Vor der Finanzkrise 2007/08 schien die Welt für die Notenbanker noch in Ordnung: Geriet die Wirtschaft ins Stocken, konnte kurzerhand der Leitzins gesenkt werden, was in der Regel wieder Schwung in die Wirtschaft brachte. Im umgekehrten Fall - in Phasen einer boomenden Wirtschaft - konnte mit einem Leitzinsanstieg einer Überhitzung entgegengewirkt werden.

Doch als das Zinsniveau die Nulllinie erreichte, stiess die herkömmliche Geldpolitik an ihre Grenzen. Stattdessen kauf(t)en die Zentralbanken in den USA, Japan, Grossbritannien und vor allem in der Eurozone Anleihen von Staaten und Unternehmen zusammen, um so Liquidität ins System zu pumpen und die Wirtschaft wieder auf die Beine zu bringen. Auch das Tabu von Negativzinsen wurde gebrochen.

Es handelt sich bei diesen Zentralbanken-Rezepten - das sollte nicht vergessen werden - um unerprobte Experimente, von denen bei Einführung niemand so genau wusste, was die Nebenwirkungen sein würden. Nun sind aufgeblähte Bilanzen der Notenbanken, Preisblasen an den Märkten und leidende Sparer sowie Finanzinstitute die Folgen dieser Politik. 

Mit gewissen Nebenwirkungen könnte die Wirtschaft leben, wenn das Medikament denn auch wirkte: Das tut es aber (noch?) nicht. "Wir leben in einer Zeit der geldpolitischen Ohnmacht", sagte kürzlich der streitbare amerikanische Ökonom Paul Krugman und meint damit die zu tiefe Inflation. Krugman hat mit seiner Feststellung völlig Recht. Denn wie stark die Zentralbanken eine Teuerung auch herbeibeschwören wollen: Sie können ihr Inflationsziel von 2 Prozent nicht mehr erreichen. Der Euroraum weist seit längerer Zeit um 0 Prozent Inflation auf. Japan und die Schweiz befinden sich sogar im negativen Territorium.

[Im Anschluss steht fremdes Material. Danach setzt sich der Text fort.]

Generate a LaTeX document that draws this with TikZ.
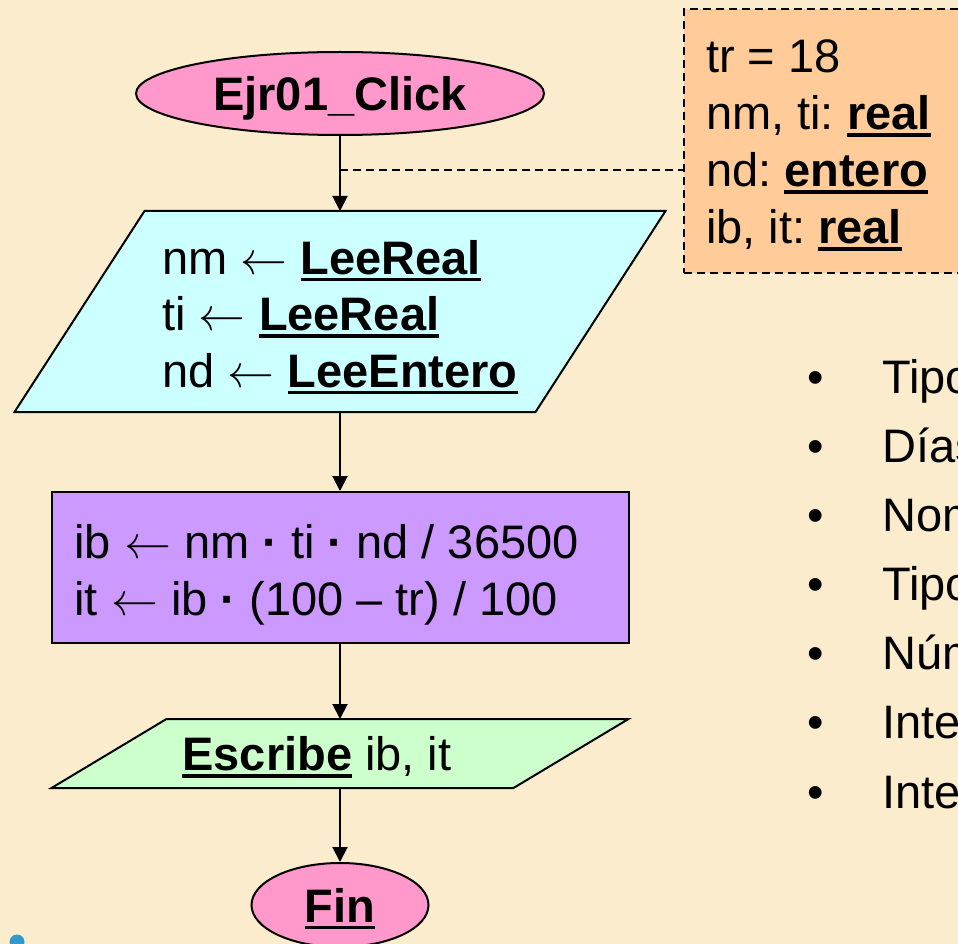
\documentclass[tikz,border=0pt]{standalone}
\usepackage{fontspec}
\usepackage{unicode-math}
\setmainfont{Liberation Sans}
\usetikzlibrary{shapes.geometric,arrows.meta}

\definecolor{paper}{HTML}{FBECCE}
\definecolor{termpink}{HTML}{FF99CC}
\definecolor{notepeach}{HTML}{FFCC99}
\definecolor{incyan}{HTML}{CCFFFF}
\definecolor{procviolet}{HTML}{CC99FF}
\definecolor{outgreen}{HTML}{CCFFCC}
\definecolor{dotblue}{HTML}{3399CC}

\pgfdeclarelayer{back}
\pgfsetlayers{back,main}

% large text with the font's own word spacing
\newcommand{\bigfont}{\fontsize{47}{57}\selectfont}
\newcommand{\plainspaces}{\frenchspacing\spaceskip=0pt\xspaceskip=0pt\relax}
% thick underline a little below the baseline
\newcommand{\undl}[1]{\setbox0\hbox{#1}\leavevmode\rlap{\rule[-7pt]{\wd0}{3.5pt}}\box0\relax}
\newcommand{\getsarrow}{$\leftarrow$}

\begin{document}
\begin{tikzpicture}[x=1pt,y=-1pt,
  font=\bigfont,
  term/.style={ellipse, draw, line width=2pt, fill=termpink, inner sep=0pt,
    text height=34pt, text depth=0pt, font=\bigfont\bfseries},
  ioframe/.style={rectangle, draw=none, inner sep=0pt, outer sep=0pt},
  ioshape/.style={draw, line width=2pt, line join=miter},
  procbox/.style={rectangle, draw, line width=2pt, fill=procviolet,
    inner xsep=23pt, inner ysep=0pt, text width=531pt, align=left,
    minimum width=577pt, minimum height=151pt},
  notebox/.style={rectangle, draw, line width=1.5pt, fill=notepeach,
    dash pattern=on 8pt off 5pt, inner xsep=22pt, inner ysep=0pt,
    text width=234pt, align=left, minimum width=278pt, minimum height=264pt},
  flow/.style={line width=2pt, -{Triangle[length=15pt,width=15pt]}},
  aside/.style={line width=1.5pt, dash pattern=on 8pt off 5pt},
  bullet/.style={anchor=base, inner sep=0pt},
  itemtext/.style={anchor=base west, inner sep=0pt}]

\useasboundingbox (0,0) rectangle (958,944);
\begin{pgfonlayer}{back}
  \fill[paper] (0,0) rectangle (958,944);
\end{pgfonlayer}

\begin{scope}
\clip (0,0) rectangle (958,944);

% start terminal
\node[term, minimum width=408pt, minimum height=83pt] (start) at (340,93.5) {Ejr01\_Click};

% declarations note
\node[notebox] (note) at (823,141)
  {\plainspaces\rule{0pt}{42pt}tr = 18\\
   nm, ti: \undl{\textbf{real}}\\
   nd: \undl{\textbf{entero}}\\
   ib, it: \undl{\textbf{real}}};

% input
\node[ioframe, minimum width=651pt, minimum height=201pt, align=left,
      font=\fontsize{47}{56.5}\selectfont] (in) at (340,311.5)
  {\plainspaces\rule{0pt}{45pt}nm \getsarrow{} \undl{\textbf{LeeReal}}\\
   ti \getsarrow{} \undl{\textbf{LeeReal}}\\
   nd \getsarrow{} \undl{\textbf{LeeEntero}}};
\begin{pgfonlayer}{back}
  \draw[ioshape, fill=incyan] ([xshift=130pt]in.north west) -- (in.north east)
    -- ([xshift=-130pt]in.south east) -- (in.south west) -- cycle;
\end{pgfonlayer}

% process
\node[procbox] (proc) at (340,567.5)
  {\plainspaces\rule{0pt}{48pt}ib \getsarrow{} nm \textbf{·} ti \textbf{·} nd / 36500\\
   it \getsarrow{} ib \textbf{·} (100 – tr) / 100};

% output (text sits a little left of the centre)
\node[ioframe, minimum width=577pt, minimum height=69pt, text height=34pt, text depth=0pt]
  (out) at (340,753.5) {\undl{\textbf{Escribe}} ib, it\hbox to 46pt{}};
\begin{pgfonlayer}{back}
  \draw[ioshape, fill=outgreen] ([xshift=115pt]out.north west) -- (out.north east)
    -- ([xshift=-115pt]out.south east) -- (out.south west) -- cycle;
\end{pgfonlayer}

% end terminal
\node[term, minimum width=177pt, minimum height=84pt] (fin) at (340,905) {\undl{Fin}};

% connectors
\draw[flow] (start) -- (in);
\draw[flow] (in) -- (proc);
\draw[flow] (proc) -- (out);
\draw[flow] (out) -- (fin);
\coordinate (tap) at (340,170);
\draw[aside] (tap) -- (tap -| note.west);

% variable list
\foreach \i/\yy/\txt in {1/393/Tipo de retención, 2/462/Días, 3/531/Nominal,
    4/600/Tipo de interés, 5/669/Número de días, 6/738/Interés bruto, 7/808/Interés total}{
  \node[bullet] (bul\i) at (816,\yy) {•};
  \node[itemtext] (item\i) at (882,\yy) {\txt};
}

% corner mark
\fill[dotblue] (17,942) circle (7.5);
\end{scope}
\end{tikzpicture}
\end{document}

Man kann es drehen und wenden, wie man will: Die Geldpolitik der Zentralbanken ist gescheitert. Und das ist sehr beängstigend. Was passiert, wenn plötzlich eine weitere Wirtschaftskrise hereinbricht? Die Notenbanken könnten gar nicht mehr reagieren. Die Zinsen befinden sich schon auf dem Tiefpunkt, eine weitere Absenkung ins negative Territorium würde das erträgliche Mass überschreiten. Ausserdem sind Märkte bereits mit Liquidität überflutet.

Es muss ein Weg aus dieser Sackgasse gefunden werden. Die Notenbanken der Industriestaaten sollten sich ernsthaft die Frage stellen, ob das von ihnen verfolgte Inflationsziel von 2 Prozent noch zeitgemäss ist. Denn es hat sich in den Köpfen der Notenbanker festgesetzt, dass eine 2-Prozent-Inflation für eine Stabilisierung der Wirtschaft am optimalsten ist. Das ist nicht zwingend der Fall.

Immerhin scheinen die Zentralbanker inzwischen auch selbst dieses Ziel anzuzweifeln: In Jackson Hole - dem "Davos der Zentralbanken" - wurde Ende August eine geldpolitische Neuausrichtung diskutiert. Ein US-Notenbanker schlug vor, das Inflationsziel höher zu setzen. Dadurch hätte die Geldpolitik wieder mehr Handlungsspielraum bei der Bekämpfung zukünftiger Krisen. Mit höheren Inflationszielen müsste die derzeit stockende Inflation angeschoben werden können - im Sinne einer selbsterfüllenden Prophezeiung. Sollte diese Anpassung nicht die erwünschte Wirkung erzielen, wäre ein noch radikalerer Umbruch möglich: Weg vom strikten Inflationsziel, hin zu einer Zielsetzung für das Wirtschaftswachstum. Die Zentralbank müsste sich dann nicht mehr um kurzfristige Preisschwankungen kümmern, könnte sich ganz auf ein optimales Wirtschaftswachstum fokussieren. So wie das die US-Notenbank schon ansatzweise tut.

Eine Strategieanpassung bei Notenbanken wäre nichts Aussergewöhnliches. Es ist viel eher erstaunlich, dass die jetzige Taktik so lange standhielt: Es war ihm Jahre 1989, als die neuseeländische Notenbank mit einem konkreten Inflationsziel von 2 Prozent für einen radikalen Umbruch unter den Notenbanken sorgte. Nach und nach übernahmen andere diese Zielsetzung, ab 2000 auch die SNB. Noch heute hat dieses Inflationsziel Bestand. Zeit, dies zu ändern.